> **Stated task**:
Produce an exact transcription of the listing below, omitting the pictures.

=== Recorded data ===

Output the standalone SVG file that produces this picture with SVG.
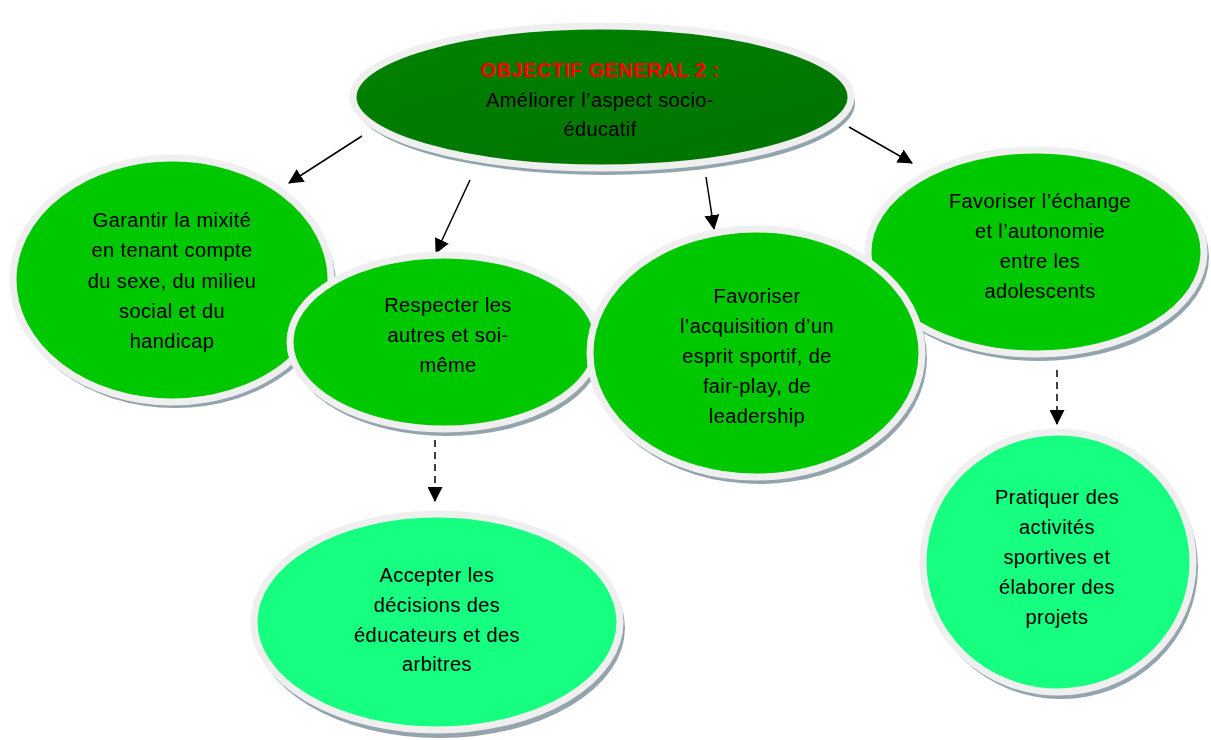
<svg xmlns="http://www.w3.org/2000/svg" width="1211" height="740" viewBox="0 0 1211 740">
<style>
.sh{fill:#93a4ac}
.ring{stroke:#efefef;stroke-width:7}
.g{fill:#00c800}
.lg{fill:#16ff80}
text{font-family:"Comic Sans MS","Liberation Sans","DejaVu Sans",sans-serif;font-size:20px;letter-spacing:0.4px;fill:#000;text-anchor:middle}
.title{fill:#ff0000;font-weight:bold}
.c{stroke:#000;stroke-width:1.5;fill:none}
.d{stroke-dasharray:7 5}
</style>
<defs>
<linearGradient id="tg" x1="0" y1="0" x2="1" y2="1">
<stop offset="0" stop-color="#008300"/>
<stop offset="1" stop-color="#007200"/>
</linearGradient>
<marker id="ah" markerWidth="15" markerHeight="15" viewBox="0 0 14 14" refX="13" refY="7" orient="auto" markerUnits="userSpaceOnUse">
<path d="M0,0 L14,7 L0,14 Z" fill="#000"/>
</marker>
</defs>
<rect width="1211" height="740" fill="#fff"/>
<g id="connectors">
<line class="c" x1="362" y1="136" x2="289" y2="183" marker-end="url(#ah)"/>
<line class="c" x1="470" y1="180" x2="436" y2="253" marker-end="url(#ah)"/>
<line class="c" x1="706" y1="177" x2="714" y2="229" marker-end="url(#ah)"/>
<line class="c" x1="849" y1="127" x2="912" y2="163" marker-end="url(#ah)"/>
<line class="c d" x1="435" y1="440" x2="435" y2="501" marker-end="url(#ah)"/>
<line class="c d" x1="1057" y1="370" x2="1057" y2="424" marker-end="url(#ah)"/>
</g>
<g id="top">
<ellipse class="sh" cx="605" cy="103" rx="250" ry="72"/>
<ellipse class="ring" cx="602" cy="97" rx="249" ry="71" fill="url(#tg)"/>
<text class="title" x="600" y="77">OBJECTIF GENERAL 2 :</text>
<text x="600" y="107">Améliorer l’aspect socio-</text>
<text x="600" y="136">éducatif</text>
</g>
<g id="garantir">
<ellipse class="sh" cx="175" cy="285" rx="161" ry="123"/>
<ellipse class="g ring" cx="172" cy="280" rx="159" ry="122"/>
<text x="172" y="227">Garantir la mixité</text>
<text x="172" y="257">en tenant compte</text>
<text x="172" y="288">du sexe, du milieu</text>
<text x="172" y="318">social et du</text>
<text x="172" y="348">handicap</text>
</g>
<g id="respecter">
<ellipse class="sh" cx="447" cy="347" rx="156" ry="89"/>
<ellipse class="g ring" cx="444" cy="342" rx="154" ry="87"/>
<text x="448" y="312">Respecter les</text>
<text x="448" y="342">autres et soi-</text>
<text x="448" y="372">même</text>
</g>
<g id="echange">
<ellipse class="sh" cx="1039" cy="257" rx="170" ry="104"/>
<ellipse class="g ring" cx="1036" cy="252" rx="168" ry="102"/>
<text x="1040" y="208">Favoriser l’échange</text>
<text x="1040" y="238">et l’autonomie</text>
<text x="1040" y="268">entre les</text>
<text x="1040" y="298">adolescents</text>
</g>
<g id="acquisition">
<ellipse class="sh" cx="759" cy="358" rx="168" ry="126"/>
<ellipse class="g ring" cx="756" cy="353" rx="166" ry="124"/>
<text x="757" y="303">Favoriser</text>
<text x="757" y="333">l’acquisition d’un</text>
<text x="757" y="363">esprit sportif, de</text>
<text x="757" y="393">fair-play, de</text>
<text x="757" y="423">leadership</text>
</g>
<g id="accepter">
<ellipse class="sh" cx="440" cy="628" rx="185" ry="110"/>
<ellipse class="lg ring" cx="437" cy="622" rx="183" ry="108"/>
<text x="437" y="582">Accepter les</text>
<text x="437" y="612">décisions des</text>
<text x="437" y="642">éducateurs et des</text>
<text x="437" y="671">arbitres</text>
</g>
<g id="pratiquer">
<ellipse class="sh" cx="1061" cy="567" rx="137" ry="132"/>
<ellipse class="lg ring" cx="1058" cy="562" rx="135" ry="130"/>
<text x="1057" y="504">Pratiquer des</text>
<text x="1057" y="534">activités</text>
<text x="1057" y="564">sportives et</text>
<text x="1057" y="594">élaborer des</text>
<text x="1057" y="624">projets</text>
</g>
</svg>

===

> **Expected answer**:
Output the standalone SVG file that produces this picture with SVG.
<svg xmlns="http://www.w3.org/2000/svg" width="1211" height="740" viewBox="0 0 1211 740">
<style>
.sh{fill:#93a4ac}
.ring{stroke:#efefef;stroke-width:7}
.g{fill:#00c800}
.lg{fill:#16ff80}
text{font-family:"Comic Sans MS","Liberation Sans","DejaVu Sans",sans-serif;font-size:20px;letter-spacing:0.4px;fill:#000;text-anchor:middle}
.title{fill:#ff0000;font-weight:bold}
.c{stroke:#000;stroke-width:1.5;fill:none}
.d{stroke-dasharray:7 5}
</style>
<defs>
<linearGradient id="tg" x1="0" y1="0" x2="1" y2="1">
<stop offset="0" stop-color="#008300"/>
<stop offset="1" stop-color="#007200"/>
</linearGradient>
<marker id="ah" markerWidth="15" markerHeight="15" viewBox="0 0 14 14" refX="13" refY="7" orient="auto" markerUnits="userSpaceOnUse">
<path d="M0,0 L14,7 L0,14 Z" fill="#000"/>
</marker>
</defs>
<rect width="1211" height="740" fill="#fff"/>
<g id="connectors">
<line class="c" x1="362" y1="136" x2="289" y2="183" marker-end="url(#ah)"/>
<line class="c" x1="470" y1="180" x2="436" y2="253" marker-end="url(#ah)"/>
<line class="c" x1="706" y1="177" x2="714" y2="229" marker-end="url(#ah)"/>
<line class="c" x1="849" y1="127" x2="912" y2="163" marker-end="url(#ah)"/>
<line class="c d" x1="435" y1="440" x2="435" y2="501" marker-end="url(#ah)"/>
<line class="c d" x1="1057" y1="370" x2="1057" y2="424" marker-end="url(#ah)"/>
</g>
<g id="top">
<ellipse class="sh" cx="605" cy="103" rx="250" ry="72"/>
<ellipse class="ring" cx="602" cy="97" rx="249" ry="71" fill="url(#tg)"/>
<text class="title" x="600" y="77">OBJECTIF GENERAL 2 :</text>
<text x="600" y="107">Améliorer l’aspect socio-</text>
<text x="600" y="136">éducatif</text>
</g>
<g id="garantir">
<ellipse class="sh" cx="175" cy="285" rx="161" ry="123"/>
<ellipse class="g ring" cx="172" cy="280" rx="159" ry="122"/>
<text x="172" y="227">Garantir la mixité</text>
<text x="172" y="257">en tenant compte</text>
<text x="172" y="288">du sexe, du milieu</text>
<text x="172" y="318">social et du</text>
<text x="172" y="348">handicap</text>
</g>
<g id="respecter">
<ellipse class="sh" cx="447" cy="347" rx="156" ry="89"/>
<ellipse class="g ring" cx="444" cy="342" rx="154" ry="87"/>
<text x="448" y="312">Respecter les</text>
<text x="448" y="342">autres et soi-</text>
<text x="448" y="372">même</text>
</g>
<g id="echange">
<ellipse class="sh" cx="1039" cy="257" rx="170" ry="104"/>
<ellipse class="g ring" cx="1036" cy="252" rx="168" ry="102"/>
<text x="1040" y="208">Favoriser l’échange</text>
<text x="1040" y="238">et l’autonomie</text>
<text x="1040" y="268">entre les</text>
<text x="1040" y="298">adolescents</text>
</g>
<g id="acquisition">
<ellipse class="sh" cx="759" cy="358" rx="168" ry="126"/>
<ellipse class="g ring" cx="756" cy="353" rx="166" ry="124"/>
<text x="757" y="303">Favoriser</text>
<text x="757" y="333">l’acquisition d’un</text>
<text x="757" y="363">esprit sportif, de</text>
<text x="757" y="393">fair-play, de</text>
<text x="757" y="423">leadership</text>
</g>
<g id="accepter">
<ellipse class="sh" cx="440" cy="628" rx="185" ry="110"/>
<ellipse class="lg ring" cx="437" cy="622" rx="183" ry="108"/>
<text x="437" y="582">Accepter les</text>
<text x="437" y="612">décisions des</text>
<text x="437" y="642">éducateurs et des</text>
<text x="437" y="671">arbitres</text>
</g>
<g id="pratiquer">
<ellipse class="sh" cx="1061" cy="567" rx="137" ry="132"/>
<ellipse class="lg ring" cx="1058" cy="562" rx="135" ry="130"/>
<text x="1057" y="504">Pratiquer des</text>
<text x="1057" y="534">activités</text>
<text x="1057" y="564">sportives et</text>
<text x="1057" y="594">élaborer des</text>
<text x="1057" y="624">projets</text>
</g>
</svg>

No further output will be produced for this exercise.